There are legends, and then there are actors who quietly keep putting in the work long after the spotlight has shifted. Lou Diamond Phillips is firmly in both categories.
At this year’s Cine Las Americas International Film Festival, Phillips arrived not just as a recognizable face from La Bamba, Stand and Deliver, or Young Guns, but as the driving force behind Keep Quiet, a grounded, emotionally layered police procedural directed by Vincent Grashaw. And honestly, sitting down with him? It felt a little surreal. This is a guy a lot of us grew up watching in classrooms and living rooms, passed down like required viewing from family members who knew what was up. Yet in conversation, he’s calm, reflective, and fully present. No ego. No rush. Just an artist still digging into the work.
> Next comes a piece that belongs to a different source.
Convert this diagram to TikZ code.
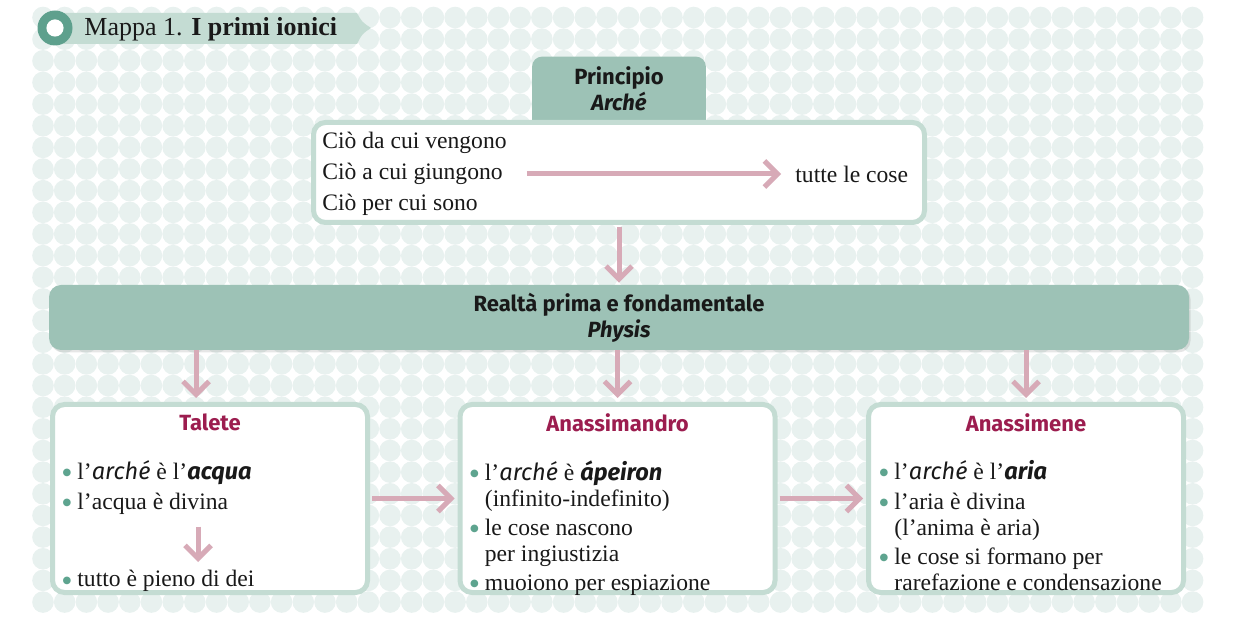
\documentclass[tikz,border=0pt]{standalone}
\usepackage{fontspec}
\setmainfont{Liberation Serif}
\newfontfamily\headfont{Fira Sans}
\newfontfamily\symfont{DejaVu Sans}
\usetikzlibrary{arrows.meta, positioning, shadows, backgrounds}
\usepackage{xcolor}
\definecolor{dotgreen}{RGB}{232, 241, 239}
\definecolor{tealfill}{RGB}{157, 194, 182}
\definecolor{framegreen}{RGB}{196, 220, 211}
\definecolor{ringgreen}{RGB}{94, 160, 141}
\definecolor{bulletgreen}{RGB}{94, 164, 143}
\definecolor{arrowpink}{RGB}{215, 170, 183}
\definecolor{namered}{RGB}{156, 29, 79}
\definecolor{inkblack}{RGB}{25, 25, 25}

\pgfdeclarelayer{dots}
\pgfsetlayers{dots,background,main}

\newcommand{\bul}{\llap{\raisebox{1.8pt}{\textcolor{bulletgreen}{\symfont\fontsize{5}{5}\selectfont ●}}\hspace{3pt}}}
\newcommand{\ital}[1]{{\headfont\itshape #1}}
\newcommand{\boldital}[1]{{\headfont\bfseries\itshape #1}}

\begin{document}
\begin{tikzpicture}[
                x=0.5pt, y=-0.5pt,
                body/.style={font=\fontsize{11.8}{13}\selectfont, text=inkblack, inner sep=0pt},
                item/.style={body, align=left, anchor=north west},
                head/.style={font=\headfont\bfseries\fontsize{11}{13}\selectfont, text=inkblack, align=center, inner sep=0pt},
                tabbox/.style={head, minimum width=86.5pt, minimum height=31.5pt},
                whitebox/.style={draw=framegreen, line width=2.5pt, fill=white, rounded corners=6pt},
                philobox/.style={whitebox, minimum width=157.5pt, minimum height=94pt},
                bandbox/.style={head, fill=tealfill, rounded corners=6pt, minimum width=570pt, minimum height=32.5pt,
                    drop shadow={shadow xshift=0.8pt, shadow yshift=-1.2pt, opacity=0.2}},
                philoname/.style={font=\headfont\bfseries\fontsize{11}{13}\selectfont, text=namered, inner sep=0pt},
                arrow/.style={-{Straight Barb[length=6.5pt, width=13pt]}, line width=2.5pt, draw=arrowpink}
            ]
                \useasboundingbox (0,0) rectangle (1257,635);

                % sfondo a pallini
                \begin{pgfonlayer}{dots}
                \foreach \i in {0,...,53}
                    \foreach \j in {0,...,27}
                        \fill[dotgreen] (43+21.69*\i, 17.5+21.65*\j) circle[radius=5.4pt];
                \end{pgfonlayer}

                % titolo
                \fill[framegreen] (55,13) -- (357,13) .. controls (362,22) .. (371,28) .. controls (362,34) .. (357,44) -- (55,44) -- cycle;
                \fill[ringgreen] (55,28) circle[radius=8.75pt];
                \fill[white] (55,28) circle[radius=4.3pt];
                \node[anchor=west, font=\fontsize{13}{15}\selectfont, text=inkblack, inner sep=0pt] (titolo) at (84,29) {Mappa 1. \textbf{I primi ionici}};

                % principio
                \node[tabbox] (principio) at (619,88.5) {Principio\\{\itshape Arché}};
                \begin{pgfonlayer}{background}
                \fill[tealfill, rounded corners=5pt] (principio.south west) -- (principio.north west) -- (principio.north east) -- (principio.south east);
                \end{pgfonlayer}
                \node[whitebox, minimum width=305.5pt, minimum height=50pt] (cornice) at (619,172.5) {};
                \node[body, anchor=west, align=left, font=\fontsize{11.8}{15.5}\selectfont] (cio) at (322,174) {Ciò da cui vengono\\Ciò a cui giungono\\Ciò per cui sono};
                \node[body, anchor=west] (cose) at (795,174) {tutte le cose};
                \draw[arrow, shorten <=10pt, shorten >=7pt] (cio.east) -- (cose.west);

                % physis
                \node[bandbox] (physis) at (619,317.5) {Realtà prima e fondamentale\\{\itshape Physis}};
                \draw[arrow, shorten <=1pt, shorten >=1pt] (cornice) -- (physis);

                % i tre filosofi
                \node[philobox] (talete) at (210,498.5) {};
                \node[philobox] (anassimandro) at (617.5,498.5) {};
                \node[philobox] (anassimene) at (1026,498.5) {};

                \node[philoname, below=5.5pt of talete.north] (taletenome) {Talete};
                \node[philoname, below=5.5pt of anassimandro.north] (anassimandronome) {Anassimandro};
                \node[philoname, below=5.5pt of anassimene.north] (anassimenenome) {Anassimene};

                \node[item] (taleteA) at ([shift={(27,58)}]talete.north west) {\bul l'\ital{arché} è l'\boldital{acqua}\\[2pt]\bul l'acqua è divina};
                \node[item] (taleteB) at ([shift={(27,168)}]talete.north west) {\bul tutto è pieno di dei};
                \draw[arrow, shorten <=6pt, shorten >=4pt] ([xshift=-6pt]taleteA.south -| talete.center) -- ([xshift=-6pt]taleteB.north -| talete.center);

                \node[item] (anassimandroA) at ([shift={(27,58)}]anassimandro.north west) {\bul l'\ital{arché} è \boldital{ápeiron}\\(infinito-indefinito)\\[1.5pt]\bul le cose nascono\\per ingiustizia\\[1.5pt]\bul muoiono per espiazione};

                \node[item] (anassimeneA) at ([shift={(28,58)}]anassimene.north west) {\bul l'\ital{arché} è l'\boldital{aria}\\[2pt]\bul l'aria è divina\\(l'anima è aria)\\[1.5pt]\bul le cose si formano per\\rarefazione e condensazione};

                % frecce
                \draw[arrow, shorten >=2pt] ([xshift=-7pt]physis.south -| talete.north) -- ([xshift=-7pt]talete.north);
                \draw[arrow, shorten >=2pt] (physis.south -| anassimandro.north) -- (anassimandro.north);
                \draw[arrow, shorten >=2pt] (physis.south -| anassimene.north) -- (anassimene.north);
                \draw[arrow, shorten <=1pt, shorten >=1.5pt] (talete.east) -- (anassimandro.west);
                \draw[arrow, shorten <=1pt, shorten >=1.5pt] (anassimandro.east) -- (anassimene.west);
            \end{tikzpicture}
\end{document}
Talking about Keep Quiet, Phillips lit up immediately when describing what pulled him into the role of Teddy Sharpe. For him, it started with the character’s depth, explaining how the appeal wasn’t just on the surface but unfolded as he read. He mentioned that “this character is very complex and very layered, and you only discover that as the film goes along,” and it clicked early. By page ten, he said, “I know this guy… I grew up around this guy,” grounding the role in lived experience rather than technical prep.
And that’s really the core of what makes Keep Quiet stand out. Instead of leaning on procedural clichés, Phillips brings a kind of worn-in authenticity to Teddy, a man carrying guilt, experience, and a lifetime of hard choices. He explained that, unlike other similar roles, what set this one apart was “this great sense of guilt and shame and the burden that Teddy carries quietly for most of the film,” giving the character a deeper emotional anchor.
That approach extends to the film’s setting as well. Taking place on a Native American reservation, Keep Quiet steps outside the usual genre playbook. Phillips made it clear that authenticity wasn’t optional. It was essential. He emphasized wanting “to be respectful… to bring dignity and honor to the community,” and backed that up by bringing in trusted collaborators with deep ties to Indigenous storytelling to ensure the film stayed grounded in truth while still functioning as narrative cinema.
That balance, between storytelling and responsibility, is exactly why Keep Quiet feels like the right fit for Cine Las Americas. The Austin-based festival, now in its 28th year, has built a reputation around amplifying Latine and Indigenous voices and giving independent films a space to connect directly with audiences. Phillips didn’t take that lightly. He spoke about how meaningful it is to bring a film like this into a space that has “been doing this for a couple of decades now,” calling out the festival’s commitment to communities that are too often overlooked. And that independent spirit matters. A lot.
Phillips was candid about the reality of smaller films like Keep Quiet, noting that this isn’t a studio-backed rollout with massive marketing behind it. Instead, it’s about showing up, doing interviews, connecting with audiences, and literally carrying the film from festival to festival. As he put it, “we have to hand-carry this to the audience… we have to invite people into the seats.” It’s that grassroots energy that makes festivals like Cine Las Americas feel essential rather than optional.
At the same time, Keep Quiet isn’t just a niche story. If anything, Phillips pushed back on that idea entirely. Reflecting on films like La Bamba and Stand and Deliver, he pointed out that even stories rooted in specific communities can reach much wider. He described them as “universal,” and sees Keep Quiet in that same lineage. It’s not just about one place or group. It’s about family, identity, and the struggle to belong, especially for younger generations trying to find their footing.
That perspective gives the film its emotional weight, but it also speaks to where Phillips is in his career now. Forty years in, he’s still chasing roles that challenge him. He admitted he’s “still amazed and gratified” to be finding characters that intrigue him and push him creatively, rather than settling into anything predictable.
And yeah, that includes projects like The Chair Company, which came up naturally in conversation. Phillips laughed about how unexpected that role was, even for him, saying he wasn’t sure he would have cast himself in it. But that’s part of the appeal now. Taking risks, doing something a little “outside the box,” and proving there’s still plenty of ground left to cover.
That mindset is probably why seeing him here, being honored with his own day at the festival, feels earned without feeling like a victory lap. It’s less about looking back and more about continuing forward.
At the end of the day, the conversation felt exactly like what CineDump is all about. Real, unfiltered, and rooted in a genuine love for movies and the people who make them. And huge credit to Cine Las Americas for making it happen and continuing to create a space where conversations like this can exist. Because yeah, Lou Diamond Phillips is a legend. But more importantly, he’s still putting in the work.